Supreme Court lets Trump end deportation protections for 300,000 Venezuelans
By Angélica Franganillo Díaz, John Fritze, CNN
(CNN) — The Supreme Court on Friday for a second time allowed President Donald Trump to strip temporary deportation protections from 300,000 Venezuelans, handing the administration another win in its effort to rapidly remove non-citizens from the United States.
In a brief order, and over the dissent of the court’s three liberals, a majority of the justices ruled that the administration could move forward with its plans to end a form of humanitarian relief known as Temporary Protected Status for the Venezuelans – a move that will make them more vulnerable to deportation.
The Trump administration asked the justices earlier this month to allow it to withdraw deportation protections that had been extended to some 300,000 Venezuelans living in the United States. The case stems from a decision earlier this year by Homeland Security Secretary Kristi Noem to end TPS for Venezuelan migrants.

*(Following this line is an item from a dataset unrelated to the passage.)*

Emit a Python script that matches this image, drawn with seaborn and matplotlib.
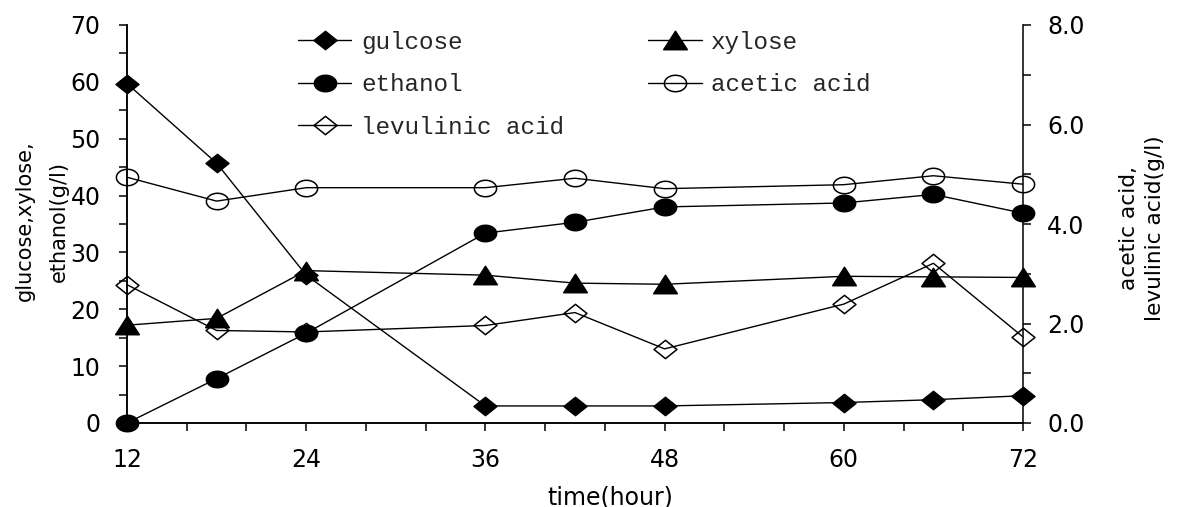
import numpy as np
import pandas as pd
import matplotlib
matplotlib.use("Agg")
import matplotlib.pyplot as plt
from matplotlib.path import Path
from matplotlib.ticker import MultipleLocator, FormatStrFormatter
import seaborn as sns

# ---- data ----
hours = [12, 18, 24, 36, 42, 48, 60, 66, 72]
glucose = [59.7, 45.7, 26.0, 3.0, 3.0, 3.0, 3.6, 4.1, 4.8]
xylose = [17.2, 18.4, 26.8, 26.0, 24.6, 24.4, 25.8, 25.7, 25.6]
ethanol = [0.0, 7.8, 15.8, 33.4, 35.3, 38.0, 38.7, 40.2, 36.9]
acetic_acid = [4.94, 4.46, 4.73, 4.73, 4.92, 4.71, 4.79, 4.97, 4.80]
levulinic_acid = [2.78, 1.86, 1.83, 1.96, 2.22, 1.49, 2.39, 3.21, 1.73]

left_label = "glucose,xylose,\nethanol(g/l)"
right_label = "acetic acid,\nlevulinic acid(g/l)"
x_label = "time(hour)"

sns.set_theme(style="ticks")
plt.rcParams["font.family"] = ["DejaVu Sans"]

# marker shapes (slightly flattened like in the reference)
diamond = Path([(-1, 0), (0, 0.8), (1, 0), (0, -0.8), (-1, 0)],
               [Path.MOVETO, Path.LINETO, Path.LINETO, Path.LINETO, Path.CLOSEPOLY])
triangle = Path([(-1, -0.78), (1, -0.78), (0, 0.78), (-1, -0.78)],
                [Path.MOVETO, Path.LINETO, Path.LINETO, Path.CLOSEPOLY])
t = np.linspace(0, 2 * np.pi, 61)
ellipse = Path(np.column_stack([np.cos(t), 0.74 * np.sin(t)]), closed=True)

fig = plt.figure(figsize=(11.77, 5.07), dpi=100)
ax = fig.add_axes([127 / 1177, 84 / 507, 896 / 1177, 398 / 507])
ax2 = ax.twinx()

df = pd.DataFrame({"hour": hours, "gulcose": glucose, "xylose": xylose,
                   "ethanol": ethanol, "acetic acid": acetic_acid,
                   "levulinic acid": levulinic_acid})

common = dict(color="black", linewidth=1.0, markeredgecolor="black",
              markeredgewidth=1.1, clip_on=False, errorbar=None, sort=False)

sns.lineplot(data=df, x="hour", y="gulcose", ax=ax, marker=diamond, ms=16.5,
             markerfacecolor="black", label="gulcose", **common)
sns.lineplot(data=df, x="hour", y="xylose", ax=ax, marker=triangle, ms=17,
             markerfacecolor="black", label="xylose", **common)
sns.lineplot(data=df, x="hour", y="ethanol", ax=ax, marker=ellipse, ms=16,
             markerfacecolor="black", label="ethanol", **common)
sns.lineplot(data=df, x="hour", y="acetic acid", ax=ax2, marker=ellipse, ms=16,
             markerfacecolor="none", label="acetic acid", **common)
sns.lineplot(data=df, x="hour", y="levulinic acid", ax=ax2, marker=diamond, ms=16.5,
             markerfacecolor="none", label="levulinic acid", **common)

for a in (ax, ax2):
    leg = a.get_legend()
    if leg is not None:
        leg.remove()

ax.set_xlim(12, 72)
ax.set_ylim(0, 70)
ax2.set_ylim(0, 8)

ax.xaxis.set_major_locator(MultipleLocator(12))
ax.xaxis.set_minor_locator(MultipleLocator(4))
ax.yaxis.set_major_locator(MultipleLocator(10))
ax.yaxis.set_minor_locator(MultipleLocator(5))
ax2.yaxis.set_major_locator(MultipleLocator(2))
ax2.yaxis.set_minor_locator(MultipleLocator(1))
ax2.yaxis.set_major_formatter(FormatStrFormatter("%.1f"))

for a in (ax, ax2):
    for s in a.spines.values():
        s.set_linewidth(1.1)
        s.set_color("black")
    a.spines["top"].set_visible(False)
    a.grid(False)
ax.spines["right"].set_visible(False)

ax.tick_params(axis="both", which="both", direction="out", length=6,
               width=1.1, color="black", labelsize=17, labelcolor="black")
ax.tick_params(axis="x", which="major", pad=12)
ax.tick_params(axis="y", which="major", pad=13)
ax2.tick_params(axis="y", which="both", direction="out", length=6,
                width=1.1, color="black", labelsize=17, labelcolor="black", pad=11.5)

ax.set_xlabel("")
ax.set_ylabel("")
ax2.set_ylabel("")

fig.text(610 / 1177, 1 - 497 / 507, x_label, ha="center", va="center",
         fontsize=17, color="black")
fig.text(42 / 1177, 1 - 221 / 507, left_label, rotation=90, ha="center",
         va="center", multialignment="center", fontsize=15,
         linespacing=1.9, color="black")
fig.text(1142 / 1177, 1 - 228 / 507, right_label, rotation=90, ha="center",
         va="center", multialignment="center", fontsize=15.6,
         linespacing=1.4, color="black")

# legend (row-wise order in two columns)
lines = {l.get_label(): l for l in ax.get_lines() + ax2.get_lines()}
order = ["gulcose", "ethanol", "levulinic acid", "xylose", "acetic acid"]
handles = [lines[k] for k in order]
fig.legend(handles, order, loc="upper left",
           bbox_to_anchor=(298 / 1177, 1 - 31 / 507),
           bbox_transform=fig.transFigure, ncol=2, frameon=False,
           borderpad=0, borderaxespad=0, handlelength=2.2,
           handletextpad=0.4, columnspacing=3.45, labelspacing=0.8,
           markerscale=1.0,
           prop={"family": "Liberation Mono", "size": 17.5})

fig.savefig("out.png", dpi=100, facecolor="white")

The court had reached a similar outcome in the same case in May. After that decision, a district court in California entered a more permanent ruling against the Trump administration – a decision that restarted the emergency appeal process that ultimately wound its way back to the Supreme Court.

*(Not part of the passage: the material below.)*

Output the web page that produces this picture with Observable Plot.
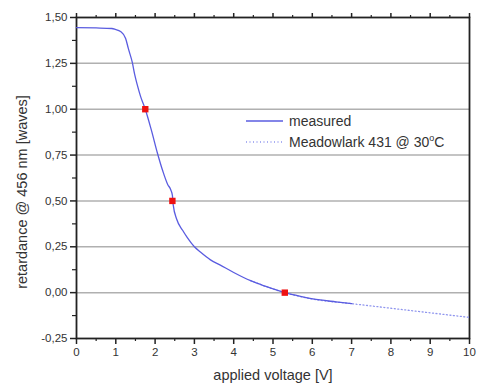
<!DOCTYPE html>
<html><head><meta charset="utf-8">
<script src="https://cdn.jsdelivr.net/npm/d3@7"></script>
<script src="https://cdn.jsdelivr.net/npm/@observablehq/plot@0.6"></script>
<style>
body{margin:0;background:#fff;font-family:"Liberation Sans",Arial,sans-serif;}
#wrap{position:relative;width:487px;height:385px;}
#legend{position:absolute;left:0;top:0;}
</style></head>
<body><div id="wrap"></div>
<script>
const measuredV = [0, 0.5, 0.9, 0.99, 1.12, 1.25, 1.32, 1.42, 1.48, 1.55, 1.63, 1.75, 1.9, 2.06, 2.2, 2.32, 2.4, 2.44, 2.46, 2.55, 2.7, 2.82, 3.0, 3.16, 3.4, 3.66, 4.0, 4.43, 4.8, 5.3, 5.7, 6.2, 6.6, 7.0];
const measuredR = [1.445, 1.443, 1.44, 1.435, 1.424, 1.386, 1.33, 1.255, 1.19, 1.13, 1.07, 1.00, 0.89, 0.76, 0.66, 0.59, 0.56, 0.53, 0.48, 0.40, 0.34, 0.30, 0.25, 0.22, 0.18, 0.15, 0.11, 0.065, 0.035, 0.0, -0.02, -0.04, -0.05, -0.06];
const meadowV = [4.43, 5.3, 6, 7, 8, 9, 10];
const meadowR = [0.065, 0.0, -0.035, -0.06, -0.085, -0.11, -0.135];
const markV = [1.75, 2.44, 5.3];
const markR = [1.00, 0.50, 0.00];
const yTicks = [-0.25, 0, 0.25, 0.5, 0.75, 1.0, 1.25, 1.5];
const yGrid = [0, 0.25, 0.5, 0.75, 1.0, 1.25];
const yMinor = [-0.125, 0.125, 0.375, 0.625, 0.875, 1.125, 1.375];
const xTicks = [0,1,2,3,4,5,6,7,8,9,10];
const xMinor = [0.5,1.5,2.5,3.5,4.5,5.5,6.5,7.5,8.5,9.5];
const legendLabels = ["measured", "Meadowlark 431 @ 30"];

const measured = measuredV.map((v,i)=>({v, r: measuredR[i]}));
const meadow = meadowV.map((v,i)=>({v, r: meadowR[i]}));
const marks = markV.map((v,i)=>({v, r: markR[i]}));
const fmt = d => d3.format(".2f")(d).replace("−", "-").replace(".", ",");

const chart = Plot.plot({
  width: 487, height: 385,
  marginLeft: 76, marginRight: 18, marginTop: 17, marginBottom: 47,
  style: {fontFamily: '"Liberation Sans", Arial, sans-serif', fontSize: "11.5px", color: "#333", background: "#fff"},
  x: {domain: [0, 10]},
  y: {domain: [-0.25, 1.5]},
  marks: [
    Plot.gridY(yGrid, {stroke: "#b0b0b0", strokeOpacity: 1, strokeWidth: 1.5}),
    Plot.axisY(yTicks, {tickSize: 6, tickPadding: 3, tickFormat: fmt, stroke: "#222", strokeWidth: 1.5, fontSize: 11.5,
      label: null}),
    Plot.axisY(yMinor, {tickSize: 4, text: null, label: null, stroke: "#222", strokeWidth: 1.2}),
    Plot.axisX(xTicks, {tickSize: 6, tickPadding: 3, stroke: "#222", strokeWidth: 1.5, fontSize: 11.5,
      label: null}),
    Plot.axisX(xMinor, {tickSize: 3, text: null, label: null, stroke: "#222", strokeWidth: 1.2}),
    Plot.axisX(xTicks, {anchor: "top", tickSize: 5, text: null, label: null, stroke: "#222", strokeWidth: 1.5}),
    Plot.axisX(xMinor, {anchor: "top", tickSize: 3, text: null, label: null, stroke: "#222", strokeWidth: 1.2}),
    Plot.text(["retardance @ 456 nm [waves]"], {frameAnchor: "left", dx: -54, dy: 14, rotate: -90, fontSize: 14.5, fill: "#333", textAnchor: "middle"}),
    Plot.text(["applied voltage [V]"], {frameAnchor: "bottom", dy: 37, fontSize: 14.5, fill: "#333", textAnchor: "middle", lineAnchor: "middle"}),
    Plot.frame({stroke: "#222", strokeWidth: 1.8}),
    Plot.line(meadow, {x: "v", y: "r", stroke: "#8f95ee", strokeWidth: 1.3, strokeDasharray: "1,2.5", curve: "monotone-x"}),
    Plot.line(measured, {x: "v", y: "r", stroke: "#5a5ce0", strokeWidth: 1.3, curve: "monotone-x"}),
    Plot.dot(marks, {x: "v", y: "r", symbol: "square", fill: "#ee1111", stroke: "none", r: 3.6})
  ]
});
const wrap = document.getElementById("wrap");
wrap.appendChild(chart);

const ns = "http://www.w3.org/2000/svg";
const lg = document.createElementNS(ns, "svg");
lg.setAttribute("id","legend"); lg.setAttribute("width", 487); lg.setAttribute("height", 385);
lg.innerHTML = `
<line x1="246" x2="283" y1="121" y2="121" stroke="#5a5ce0" stroke-width="1.3"/>
<line x1="246" x2="283" y1="142" y2="142" stroke="#8f95ee" stroke-width="1.3" stroke-dasharray="1,2.5"/>
<text x="289" y="126" font-size="14" fill="#333" font-family="Liberation Sans, Arial, sans-serif">${legendLabels[0]}</text>
<text x="289" y="147" font-size="14" fill="#333" font-family="Liberation Sans, Arial, sans-serif">${legendLabels[1]}<tspan dy="-6" font-size="9">o</tspan><tspan dy="6">C</tspan></text>`;
wrap.appendChild(lg);
</script></body></html>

“Although the posture of the case has changed, the parties’ legal arguments and relative harms generally have not,” the court wrote in its order. “The same result that we reached in May is appropriate here.”
While all three liberal justices noted their disagreement with the decision, only Justice Ketanji Brown Jackson wrote an opinion explaining her position. As she has in past emergency orders, Jackson criticized the way the court handled the case, saying the court was allowing the administration to “disrupt as many lives as possible, as quickly as possible.”
Jackson said she viewed the decision “as yet another grave misuse of our emergency docket.”
The Biden administration first granted TPS for Venezuelans in March 2021, citing the increased instability in the country, and expanded it in 2023. Two weeks before Trump took office, the Biden administration renewed protections for an additional 18 months.
In his decision earlier this year, US District Judge Edward Chen described Venezuela as “a country so rife with economic and political upheaval and danger that the State Department” has warned against travel there “‘due to the high risk of wrongful detentions, terrorism, kidnapping, the arbitrary enforcement of local laws, crime, civil unrest, poor health infrastructure.’”
Chen was appointed to the bench by President Barack Obama.
The challengers, Venezuelan migrants covered under TPS, contended that Noem’s abrupt reversal of the protections violated the Administrative Procedure Act, which mandates specific procedures for federal agencies when implementing policy changes. They also had argued that Noem’s decision was motivated by racial and political bias.
Congress created the TPS program in 1990, allowing the federal government to provide temporary protection for migrants from countries enduring natural disasters, wars and other conditions that would make it dangerous for people to return. At the end of the first Trump administration, officials described Venezuela as “the worst humanitarian crisis in the Western Hemisphere” and granted a different form of temporary relief to some of its migrants.
This story has been updated with additional details.